Masato Harada : Thématiquement, Inugami est ma première incursion dans le fantastique ( horror-fantasy ), mais j’ai déjà utilisé des procédés fantastiques dans mes films précédents. Cependant, si vous abordez les aspects fantastiques de Inugami d’un point de vue rationnel, ce qui est profondément horrifique dans le film, c’est le pouvoir absolu que possède le chef de famille… Et vivre au Japon aujourd’hui est une expérience horrifique !


Inugami (c) D.R.

Objectif Cinéma : Le genre se prête donc à la subversion ?

Masato Harada : Parfois oui. Parce qu’au Japon, vous ne pouvez pas faire un film sur la vie politique, sur un Premier ministre corrompu…C’est impossible. Une approche réaliste est trop dangereuse, donc il faut passer par une approche métaphorique.

Dans le livre, l’auteur se référait à la famille royale du Japon. J’en ai discuté avec elle, afin de prévenir les réactions possibles tout en en gardant la teneur. J’ai ainsi modifié la fin, qui est différente de celle du livre. L’auteur m’a encouragé dans cette voie ; mais malheureusement, le public japonais n’a pas du tout perçu la satire.


Objectif Cinéma : Quelle a été la réception du film au Japon ?

Masato Harada : Personne n’a vu le film ! (rires). Inugami est un film à petit budget, dont nous avons tiré le maximum. Le budget était de 1,5 million de dollars, ce qui le place juste en dessous de la moyenne. Il a été produit, basiquement, comme une série B d’horreur. Les acteurs et l’équipe technique ont travaillé très dur pour en faire un film de cette qualité ; malgré ce budget aussi petit, le film a l’air d’en avoir coûté le double.

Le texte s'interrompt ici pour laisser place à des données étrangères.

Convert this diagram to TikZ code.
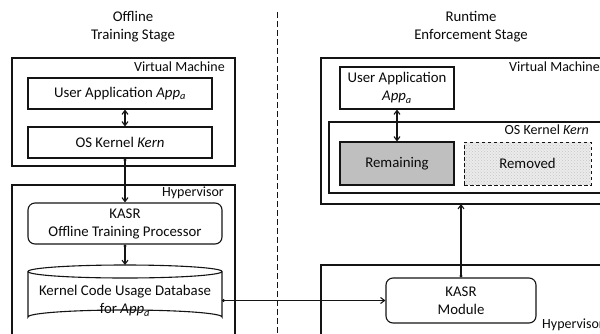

Quand il est sorti dans le circuit " double-programme ", le public jeune, qui attendait des histoires de têtes coupées etc. ne comprit pas le film ; ils étaient décontenancés ! Puis, un certain nombre de cinéphiles allèrent voir Inugami, et l’apprécièrent, mais ils étaient trop peu. Et le film a quitté l’affiche.

Je ne m’explique pas que tant de critiques n’aient pas du tout parlé de ce film : il a été traité comme s’il n’existait pas. Les Japonais ont l’habitude de traiter par le silence ce qui les dérange : on l’ignore, c’est tout. C’est exactement comme le sort réservé par la société aux Japonais coréens : ils ont été traités en " invisible ". Dans mon cas, j’ai été traité comme un " invisible ", un cinéaste invisible !


  Bounce-Ko Gals (c) D.R.

Objectif Cinéma : Mais vos films ont une certaine notoriété en Occident, bien qu’en France on ne les voie pas…

Masato Harada : Quand Inugami a été présenté à Berlin, les réactions ont été formidables ; ça a été un des moments les plus enthousiasmants de ma carrière, même si les réactions critiques étaient partagées. Mais au moins, même quand les critiques n’ont pas aimé le film, ils l'ont dit. Au Japon, personne n’a rien écrit. C’est la grosse différence.

Les critiques ont donc rapidement oublié celui-ci, pour parler du prochain. Quand je réalise un film " accrocheur ", comme Spellbound (6) ou Bounce-Ko Gals (7), il est acceptable pour ces gens. Mais pas Inugami. Ce genre de traitement me frustre.


Objectif Cinéma : Vous évoquiez les préjugés envers les Coréens. Mais il y a eu des films sur ce sujet, Go de Isao Yukisada (cf. entretien de Stephen Sarrazin), par exemple.

Masato Harada : Mais Go est une comédie. Ce type de problème a toujours existé au Japon. Aujourd’hui, on évoque les rapports entre Japonais et Coréens, mais par le biais de la comédie. Mais si par exemple vous imaginez un film de Samurais, prenant comme point de vue celui d’un esclave coréen, alors là on vous répond non. Il est impossible de faire un tel film au Japon, parce que " l’invisibilité " des Coréens existe toujours. Il y a pourtant un certain nombre de grands faits impliquant Coréens et Japonais, mais qu’il n’est possible d’aborder que d’une certaine façon, et dans certains genres.